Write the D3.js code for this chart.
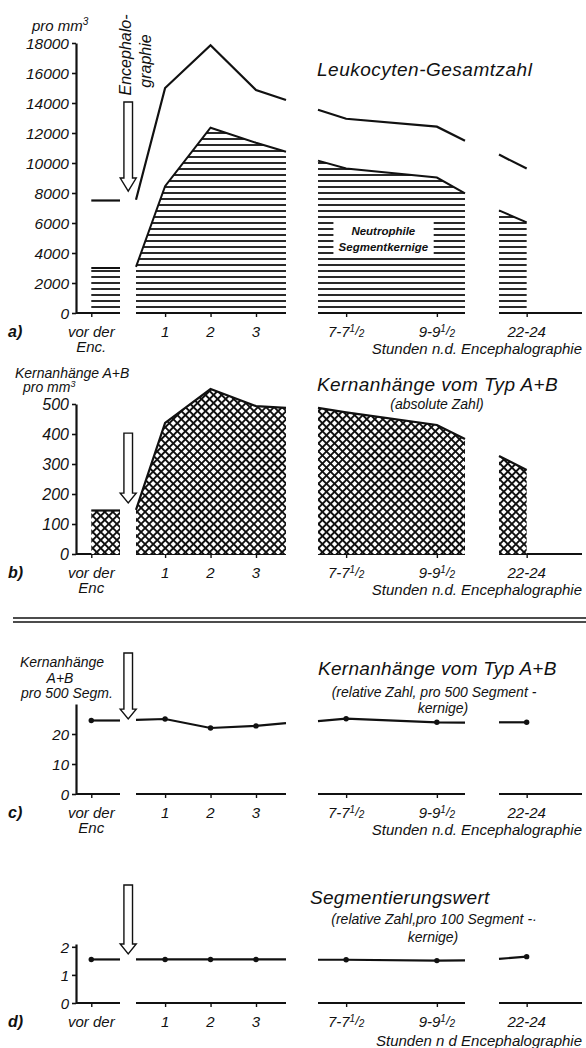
<!DOCTYPE html>
<html>
<head>
<meta charset="utf-8">
<script src="https://cdn.jsdelivr.net/npm/d3@7"></script>
<style>
body { margin: 0; background: #fff; }
text { font-family: "Liberation Sans", Arial, sans-serif; font-style: italic; fill: #111; }
</style>
</head>
<body>
<div id="chart"></div>
<script>
// Stunden pro Teilstück der gebrochenen Zeitachse
var segHours = [[-1, -0.38], [0.36, 1, 2, 3, 3.66], [6.63, 7.25, 9.25, 9.87], [22.4, 23]];
var segEnds = [[-1.33, -0.38], [0.36, 3.66], [6.63, 9.87], [22.4, 24.2]];
var tickHours = [-1, 1, 2, 3, 7.25, 9.25, 23];
var tickLabels = ["vor der", "1", "2", "3", "7-7", "9-9", "22-24"];

// a) Leukocyten pro mm3
var leukoTotal = [[7500, 7500], [7550, 15000, 17850, 14870, 14200], [13550, 12950, 12420, 11490], [10560, 9630]];
var neutroSeg = [[3000, 3000], [3070, 8450, 12350, 11350, 10750], [10160, 9630, 9030, 7970], [6840, 6040]];
// b) Kernanhänge A+B pro mm3
var kernAbs = [[145, 145], [147, 437, 550, 493, 487], [487, 472, 430, 383], [327, 280]];
// c) Kernanhänge pro 500 Segmentkernige
var kernRel = [[24.5, 24.5], [24.7, 25, 22, 22.7, 23.6], [24.3, 25.1, 23.9, 23.8], [23.9, 23.9]];
// d) Segmentierungswert
var segWert = [[1.55, 1.55], [1.55, 1.55, 1.55, 1.55, 1.55], [1.54, 1.54, 1.51, 1.52], [1.57, 1.65]];

var svg = d3.select("#chart").append("svg")
	.attr("width", 586)
	.attr("height", 1048);

var defs = svg.append("defs");
var hatch = defs.append("pattern")
	.attr("id", "hatch")
	.attr("patternUnits", "userSpaceOnUse")
	.attr("width", 8).attr("height", 6);
hatch.append("path").attr("d", "M0,1H8").attr("stroke", "#111").attr("stroke-width", 1.8);

var cross = defs.append("pattern")
	.attr("id", "cross")
	.attr("patternUnits", "userSpaceOnUse")
	.attr("width", 5.7).attr("height", 5.7)
	.attr("patternTransform", "rotate(45)");
cross.append("rect").attr("width", 5.7).attr("height", 5.7).attr("fill", "#fff");
cross.append("path").attr("d", "M0,2.85H5.7M2.85,0V5.7").attr("stroke", "#111").attr("stroke-width", 1.9);

// gebrochene Zeitachse
var x = d3.scaleLinear()
	.domain([-1.33, -0.38, 0.36, 3.66, 6.63, 9.87, 22.4, 24.2])
	.range([76, 120, 136, 286, 318, 465, 499, 582]);

var panels = [
	{ key: "a)", y0: 313, yTop: 43, max: 18000, ticks: d3.range(0, 18001, 2000), fs: 15.5,
		enc: "Enc.", stunden: "Stunden n.d. Encephalographie", arrow: [14070, 9000, 8130] },
	{ key: "b)", y0: 554, yTop: 404, max: 500, ticks: d3.range(0, 501, 100), fs: 16,
		enc: "Enc", stunden: "Stunden n.d. Encephalographie", arrow: [403, 203, 170] },
	{ key: "c)", y0: 794, yTop: 704, max: 30, ticks: [0, 10, 20], fs: 15,
		enc: "Enc", stunden: "Stunden n.d. Encephalographie", arrow: [47, 28.3, 25] },
	{ key: "d)", y0: 1003, yTop: 944, max: 2.1, ticks: [0, 1, 2], fs: 15,
		enc: null, stunden: "Stunden n d Encephalographie", arrow: [4.2, 2.1, 1.75] }
];

panels.forEach(function(p, i) {
	var g = svg.append("g");
	var y = d3.scaleLinear().domain([0, p.max]).range([p.y0, p.yTop]);
	p.y = y;
	p.g = g;

	// Hochachse
	var ax = g.append("g")
		.attr("transform", "translate(" + x(segEnds[0][0]) + ",0)")
		.call(d3.axisLeft(y).tickValues(p.ticks).tickFormat(d3.format("d"))
			.tickSize(4).tickSizeOuter(0).tickPadding(3));
	ax.select(".domain").attr("stroke", "#111").attr("stroke-width", 2.2);
	ax.selectAll(".tick line").attr("stroke", "#111").attr("stroke-width", 1.6);
	ax.selectAll(".tick text")
		.attr("font-family", null)
		.style("font-size", p.fs + "px")
		.attr("dy", "0.36em");

	// Zeitachse (Teilstücke)
	g.selectAll(".base")
		.data(segEnds)
		.enter()
		.append("line")
		.attr("x1", function(s) { return x(s[0]); })
		.attr("x2", function(s) { return x(s[1]); })
		.attr("y1", y(0)).attr("y2", y(0))
		.attr("stroke", "#111")
		.attr("stroke-width", 2.2);

	var xa = g.append("g")
		.attr("transform", "translate(0," + y(0) + ")")
		.call(d3.axisBottom(x).tickValues(tickHours).tickFormat("").tickSize(4).tickSizeOuter(0));
	xa.select(".domain").remove();
	xa.selectAll(".tick line").attr("stroke", "#111").attr("stroke-width", 1.4);

	var lab = g.selectAll(".xl")
		.data(tickHours)
		.enter()
		.append("text")
		.attr("x", function(d) { return x(d); })
		.attr("y", y(0) + 23.5)
		.attr("text-anchor", "middle")
		.style("font-size", "15px")
		.text(function(d, j) { return tickLabels[j]; });
	lab.filter(function(d) { return d === 7.25 || d === 9.25; })
		.each(function() {
			var t = d3.select(this);
			t.append("tspan").attr("dy", -5).style("font-size", "10px").text("1");
			t.append("tspan").attr("dy", 3).style("font-size", "13px").text("/");
			t.append("tspan").attr("dy", 2.5).style("font-size", "10px").text("2");
		});

	if (p.enc) {
		g.append("text")
			.attr("x", x(tickHours[0]))
			.attr("y", y(0) + 39)
			.attr("text-anchor", "middle")
			.style("font-size", "15px")
			.text(p.enc);
	}
	g.append("text")
		.attr("x", 582)
		.attr("y", y(0) + 41 + (i === 3 ? 2 : 0))
		.attr("text-anchor", "end")
		.style("font-size", "15px")
		.text(p.stunden);

	g.append("text")
		.attr("x", 8)
		.attr("y", y(0) + 23.5)
		.style("font-size", "16px")
		.style("font-weight", "bold")
		.text(p.key);

	// Pfeil: Encephalographie
	var cx = x(0), a = p.arrow;
	var arrowPath = "M" + (cx - 4.3) + "," + y(a[0]) +
		"H" + (cx + 4.3) + "V" + y(a[1]) +
		"H" + (cx + 8) + "L" + cx + "," + y(a[2]) +
		"L" + (cx - 8) + "," + y(a[1]) +
		"H" + (cx - 4.3) + "Z";
	g.append("path")
		.attr("d", arrowPath)
		.attr("fill", "#fff")
		.attr("stroke", "#111")
		.attr("stroke-width", 1.4);
});

function segPoints(vals, k) {
	return segHours[k].map(function(h, j) { return [h, vals[k][j]]; });
}

// a)
(function() {
	var p = panels[0], y = p.y, g = p.g;
	var area = d3.area().x(function(d) { return x(d[0]); }).y0(y(0)).y1(function(d) { return y(d[1]); });
	var line = d3.line().x(function(d) { return x(d[0]); }).y(function(d) { return y(d[1]); });
	segHours.forEach(function(s, k) {
		g.append("path").attr("d", area(segPoints(neutroSeg, k))).attr("fill", "url(#hatch)");
		g.append("path").attr("d", line(segPoints(neutroSeg, k)))
			.attr("fill", "none").attr("stroke", "#111").attr("stroke-width", 2);
		g.append("path").attr("d", line(segPoints(leukoTotal, k)))
			.attr("fill", "none").attr("stroke", "#111").attr("stroke-width", 2.2);
	});

	g.append("rect")
		.attr("x", x(6.97)).attr("y", y(6150))
		.attr("width", x(9.18) - x(6.97)).attr("height", y(3800) - y(6150))
		.attr("fill", "#fff");
	g.append("text").attr("x", x(8.07)).attr("y", y(5200))
		.attr("text-anchor", "middle").style("font-size", "11.5px").style("font-weight", "bold")
		.text("Neutrophile");
	g.append("text").attr("x", x(8.07)).attr("y", y(4130))
		.attr("text-anchor", "middle").style("font-size", "11.5px").style("font-weight", "bold")
		.text("Segmentkernige");

	var t = g.append("text").attr("x", 32).attr("y", 31).style("font-size", "15px").text("pro mm");
	t.append("tspan").attr("dy", -6).style("font-size", "10px").text("3");

	g.append("text").attr("transform", "translate(131,55) rotate(-90)")
		.attr("text-anchor", "middle").style("font-size", "16px").text("Encephalo-");
	g.append("text").attr("transform", "translate(151,61) rotate(-90)")
		.attr("text-anchor", "middle").style("font-size", "16px").text("graphie");

	g.append("text").attr("x", 317).attr("y", 76)
		.style("font-size", "19px").style("letter-spacing", "0.5px")
		.text("Leukocyten-Gesamtzahl");
})();

// b)
(function() {
	var p = panels[1], y = p.y, g = p.g;
	var area = d3.area().x(function(d) { return x(d[0]); }).y0(y(0)).y1(function(d) { return y(d[1]); });
	var line = d3.line().x(function(d) { return x(d[0]); }).y(function(d) { return y(d[1]); });
	segHours.forEach(function(s, k) {
		g.append("path").attr("d", area(segPoints(kernAbs, k))).attr("fill", "url(#cross)");
		g.append("path").attr("d", line(segPoints(kernAbs, k)))
			.attr("fill", "none").attr("stroke", "#111").attr("stroke-width", 2.2);
	});

	g.append("text").attr("x", 15).attr("y", 378).style("font-size", "14px").text("Kernanhänge A+B");
	var t = g.append("text").attr("x", 23).attr("y", 392).style("font-size", "14px").text("pro mm");
	t.append("tspan").attr("dy", -5).style("font-size", "9px").text("3");

	g.append("text").attr("x", 317).attr("y", 391)
		.style("font-size", "19px").style("letter-spacing", "0.4px")
		.text("Kernanhänge vom Typ A+B");
	g.append("text").attr("x", 437).attr("y", 409)
		.attr("text-anchor", "middle").style("font-size", "14px")
		.text("(absolute Zahl)");
})();

// c) und d)
[[panels[2], kernRel], [panels[3], segWert]].forEach(function(pv) {
	var p = pv[0], vals = pv[1], y = p.y, g = p.g;
	var line = d3.line().x(function(d) { return x(d[0]); }).y(function(d) { return y(d[1]); });
	segHours.forEach(function(s, k) {
		var pts = segPoints(vals, k);
		g.append("path").attr("d", line(pts))
			.attr("fill", "none").attr("stroke", "#111").attr("stroke-width", 2.2);
		g.selectAll(".dot" + k)
			.data(pts.filter(function(d) { return tickHours.indexOf(d[0]) >= 0; }))
			.enter()
			.append("circle")
			.attr("cx", function(d) { return x(d[0]); })
			.attr("cy", function(d) { return y(d[1]); })
			.attr("r", 2.7)
			.attr("fill", "#111");
	});
});

// Texte c)
(function() {
	var g = panels[2].g;
	g.append("text").attr("x", 62).attr("y", 667).attr("text-anchor", "middle").style("font-size", "14px").text("Kernanhänge");
	g.append("text").attr("x", 60).attr("y", 683).attr("text-anchor", "middle").style("font-size", "14px").text("A+B");
	g.append("text").attr("x", 67).attr("y", 698).attr("text-anchor", "middle").style("font-size", "14px").text("pro 500 Segm.");
	g.append("text").attr("x", 318).attr("y", 675)
		.style("font-size", "19px").style("letter-spacing", "0.3px")
		.text("Kernanhänge vom Typ A+B");
	g.append("text").attr("x", 434).attr("y", 697).attr("text-anchor", "middle")
		.style("font-size", "14px").text("(relative Zahl, pro 500 Segment -");
	g.append("text").attr("x", 443).attr("y", 713).attr("text-anchor", "middle")
		.style("font-size", "14px").text("kernige)");
})();

// Texte d)
(function() {
	var g = panels[3].g;
	g.append("text").attr("x", 310).attr("y", 904)
		.style("font-size", "19px").style("letter-spacing", "0.3px")
		.text("Segmentierungswert");
	g.append("text").attr("x", 434).attr("y", 924).attr("text-anchor", "middle")
		.style("font-size", "14px").text("(relative Zahl,pro 100 Segment -·");
	g.append("text").attr("x", 433).attr("y", 942).attr("text-anchor", "middle")
		.style("font-size", "14px").text("kernige)");
})();

// Trennlinie
svg.selectAll(".sep")
	.data([618, 622])
	.enter()
	.append("line")
	.attr("x1", 13).attr("x2", 586)
	.attr("y1", function(d) { return d; }).attr("y2", function(d) { return d; })
	.attr("stroke", "#111")
	.attr("stroke-width", 1.6);
</script>
</body>
</html>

━━━━

### EXERCISE GOAL
Copy out every line of the listing that contains the string "this".

### PROBLEM SOLUTION
Write the D3.js code for this chart.
			var t = d3.select(this);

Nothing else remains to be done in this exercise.